------ Information provided ------

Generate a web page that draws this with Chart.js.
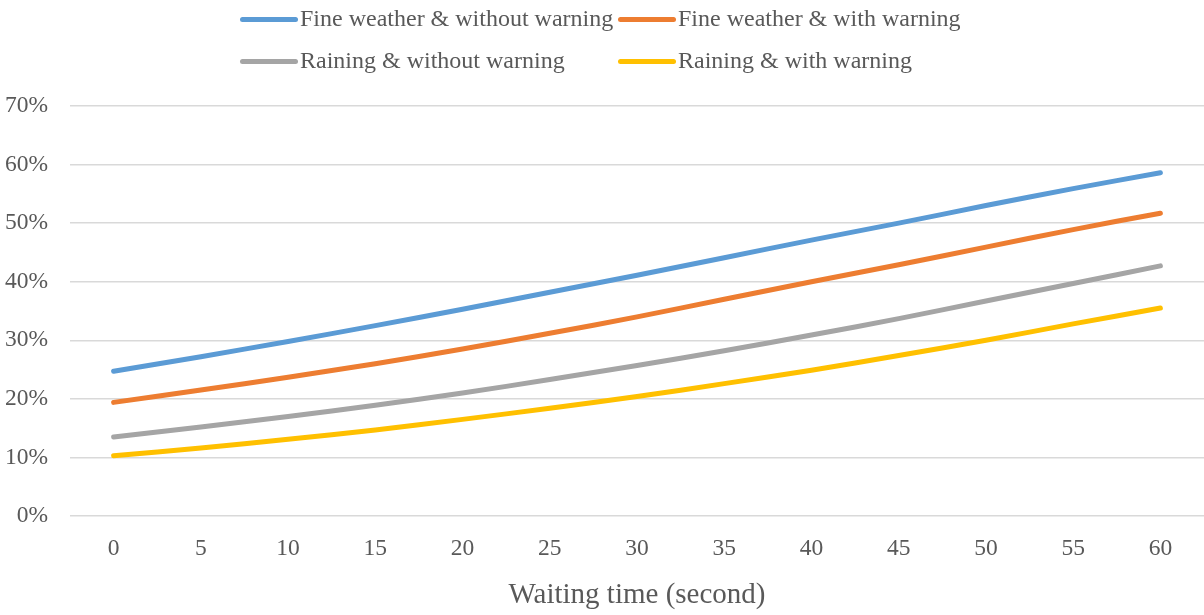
<!DOCTYPE html>
<html>
<head>
<meta charset="utf-8">
<script src="https://cdn.jsdelivr.net/npm/chart.js@4/dist/chart.umd.min.js"></script>
<style>
  body { margin: 0; background: #fff; }
  #wrap { position: relative; width: 1204px; height: 615px; }
  #legend { position: absolute; left: 0; top: 0; width: 1204px; height: 90px;
            font-family: "Liberation Serif", serif; font-size: 24px; color: #595959; }
  .item { position: absolute; white-space: nowrap; line-height: 26px; }
  .swatch { display: inline-block; width: 58px; height: 5px; border-radius: 3px;
            vertical-align: middle; margin-right: 2px; position: relative; top: -1px; }
</style>
</head>
<body>
<div id="wrap">
  <canvas id="chart" width="1204" height="615"></canvas>
  <div id="legend"></div>
</div>
<script>
// waiting time (seconds)
const waitingTime = ['0', '5', '10', '15', '20', '25', '30', '35', '40', '45', '50', '55', '60'];

// probability values (%)
const fineNoWarning = [24.7, 27.2, 29.8, 32.5, 35.3, 38.2, 41.1, 44.1, 47.1, 50.0, 53.0, 55.9, 58.6];
const fineWarning = [19.4, 21.5, 23.7, 26.0, 28.5, 31.2, 34.0, 37.0, 40.0, 42.9, 45.9, 48.9, 51.7];
const rainNoWarning = [13.5, 15.2, 17.0, 18.9, 21.0, 23.3, 25.7, 28.2, 30.9, 33.7, 36.7, 39.7, 42.7];
const rainWarning = [10.3, 11.6, 13.1, 14.7, 16.5, 18.4, 20.4, 22.6, 24.9, 27.4, 30.0, 32.8, 35.5];

const seriesNames = ['Fine weather & without warning', 'Fine weather & with warning',
                     'Raining & without warning', 'Raining & with warning'];
const seriesColors = ['#5B9BD5', '#ED7D31', '#A5A5A5', '#FFC000'];
const seriesData = [fineNoWarning, fineWarning, rainNoWarning, rainWarning];

const textColor = '#595959';
const fontFamily = '"Liberation Serif", serif';

const datasets = seriesData.map(function (values, i) {
    return {
        label: seriesNames[i],
        data: values.map(function (v) { return v / 100; }),
        borderColor: seriesColors[i],
        backgroundColor: seriesColors[i],
        borderWidth: 5,
        borderCapStyle: 'round',
        pointRadius: 0,
        tension: 0.4,
        fill: false
    };
});

// legend laid out in a 2x2 grid like the original
const legendPos = [[240, 5], [618, 5], [240, 47], [618, 47]];
const legendEl = document.getElementById('legend');
seriesNames.forEach(function (name, i) {
    const item = document.createElement('div');
    item.className = 'item';
    item.style.left = legendPos[i][0] + 'px';
    item.style.top = legendPos[i][1] + 'px';
    item.innerHTML = '<span class="swatch" style="background:' + seriesColors[i] + '"></span>' + name;
    legendEl.appendChild(item);
});

const ctx = document.getElementById('chart').getContext('2d');
new Chart(ctx, {
    type: 'line',
    data: {
        labels: waitingTime,
        datasets: datasets
    },
    options: {
        responsive: false,
        animation: false,
        layout: { padding: { top: 106, right: 0, bottom: 0, left: 0 } },
        plugins: {
            legend: { display: false },
            tooltip: { enabled: false }
        },
        scales: {
            x: {
                offset: true,
                grid: { display: false },
                border: { display: false },
                ticks: {
                    color: textColor,
                    font: { family: fontFamily, size: 23.5 },
                    padding: 11,
                    maxRotation: 0,
                    autoSkip: false
                },
                title: {
                    display: true,
                    text: 'Waiting time (second)',
                    color: textColor,
                    font: { family: fontFamily, size: 29 },
                    padding: { top: 4, bottom: 2 }
                },
                afterFit: function (scale) { scale.height = 99; }
            },
            y: {
                min: 0,
                max: 0.7,
                grid: { color: '#d9d9d9', lineWidth: 1.5, drawTicks: false },
                border: { display: false },
                ticks: {
                    stepSize: 0.1,
                    color: textColor,
                    font: { family: fontFamily, size: 23.5 },
                    padding: 22,
                    callback: function (v) { return Math.round(v * 100) + '%'; }
                },
                afterFit: function (scale) { scale.width = 70; }
            }
        }
    }
});
</script>
</body>
</html>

------

From the data above, pick out each line containing "with" and copy it.

Response for this exercise:
Generate a web page that draws this with Chart.js.
const seriesNames = ['Fine weather & without warning', 'Fine weather & with warning',
                     'Raining & without warning', 'Raining & with warning'];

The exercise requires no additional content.